In Anbetracht einer für den Rest des Lebens schmerzenden Kinderlosigkeit werde dann aber eine künstliche Befruchtung ein tragfähiger "Plan B". Mundlos berichtet, dass die Wahl für eine Single-Mutterschaft fast nie leichtfertig getroffen werde. "Oft geht eine langwierige Phase der Entscheidungsfindung voraus." Finanzielle Risiken werden abgewogen, die Einschränkungen im Alltag als Alleinerziehende, die eigenen psychischen Ressourcen und mögliche kritische Reaktionen aus dem Umfeld.
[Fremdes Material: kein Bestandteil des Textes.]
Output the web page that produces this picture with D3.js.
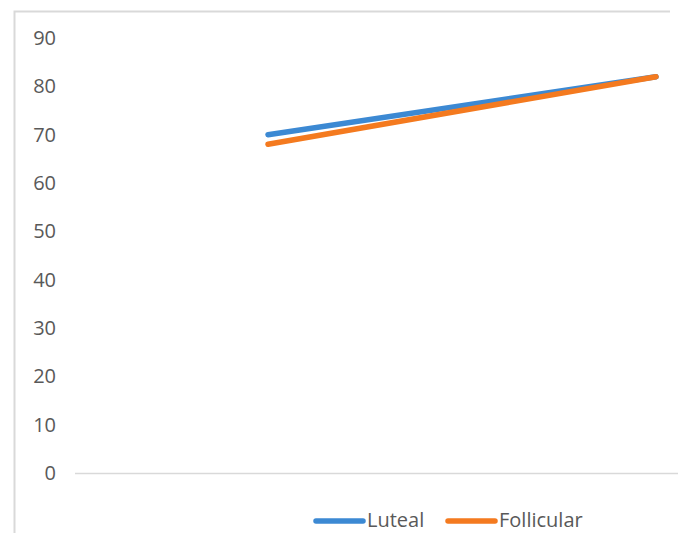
<!DOCTYPE html>
<html>
<head>
<meta charset="utf-8">
<script src="https://cdn.jsdelivr.net/npm/d3@7"></script>
<style>
  html, body { margin: 0; padding: 0; background: #fff; }
  svg { display: block; }
</style>
</head>
<body>
<svg id="chart" width="678" height="533"></svg>
<script>
const categories = ["1", "2"];
const seriesNames = ["Luteal", "Follicular"];
const luteal = [70, 82];
const follicular = [68, 82];
const yTicks = [0, 10, 20, 30, 40, 50, 60, 70, 80, 90];
const colors = ["#3C89D3", "#F47A1F"];

const svg = d3.select("#chart");
const W = 678, H = 533;

// chart frame
svg.append("path")
  .attr("d", "M14.5," + (H + 5) + " V11.5 H670")
  .attr("fill", "none")
  .attr("stroke", "#d9d9d9")
  .attr("stroke-width", 2);

const y = d3.scaleLinear().domain([0, 90]).range([473, 38]);
const x = d3.scaleBand().domain(categories).range([74, 850]).padding(0);

// y axis labels
const yAxis = d3.axisLeft(y).tickValues(yTicks).tickSize(0).tickPadding(0);
const gy = svg.append("g").attr("transform", "translate(56,0)").call(yAxis);
gy.select(".domain").remove();
gy.selectAll("text")
  .attr("font-family", "'Open Sans', sans-serif")
  .attr("font-size", 20)
  .attr("fill", "#595959");

// x axis line
const xAxis = d3.axisBottom(x).tickSize(0).tickFormat(() => "");
const gx = svg.append("g").attr("transform", "translate(0," + (y(0) + 0.5) + ")").call(xAxis);
gx.select(".domain").attr("stroke", "#d9d9d9").attr("stroke-width", 1.5)
  .attr("d", "M75,0H" + W);

// lines
const data = [luteal, follicular];
const line = d3.line()
  .x((d, i) => x(categories[i]) + x.bandwidth() / 2)
  .y(d => y(d));

data.forEach((vals, k) => {
  svg.append("path")
    .datum(vals)
    .attr("d", line)
    .attr("fill", "none")
    .attr("stroke", colors[k])
    .attr("stroke-width", 5.5)
    .attr("stroke-linecap", "round")
    .attr("stroke-linejoin", "round");
});

// legend
const legendItems = [
  { name: seriesNames[0], color: colors[0], x1: 316, x2: 363 },
  { name: seriesNames[1], color: colors[1], x1: 448, x2: 495 }
];
const ly = 521;
legendItems.forEach(it => {
  svg.append("line")
    .attr("x1", it.x1).attr("x2", it.x2)
    .attr("y1", ly).attr("y2", ly)
    .attr("stroke", it.color)
    .attr("stroke-width", 5.5)
    .attr("stroke-linecap", "round");
  svg.append("text")
    .attr("x", it.x2 + 4)
    .attr("y", ly)
    .attr("dy", "0.3em")
    .attr("font-family", "'Open Sans', sans-serif")
    .attr("font-size", 20)
    .attr("fill", "#595959")
    .text(it.name);
});
</script>
</body>
</html>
Marie Herbst sagt, sie habe eine Skepsis gegenüber ihrer Familiengründung vor allem von älteren Menschen erlebt. "Mein Vater fand es zunächst ganz furchtbar. Er meinte, das wird doch kein richtiges Kind", erzählt sie. Heute habe ihr Sohn eine sehr enge Bindung zu seinem Großvater. "Darüber bin ich sehr froh, denn so hat mein Kind auch ein männliches Vorbild."

Für einen Partner sieht sie in den nächsten Jahren keinen Platz in ihrem Leben. "Es hat viele Vorteile, Solo-Mama zu sein, zum Beispiel muss ich nicht über die richtige Erziehung streiten", erklärt sie. Ab Sommer wird sie wieder zu 80 Prozent ihre alte Stelle aufnehmen. Ein zweites Kind wäre schön - bleibt aber wohl ein Traum. "Das kann ich nicht finanzieren", sagt sie.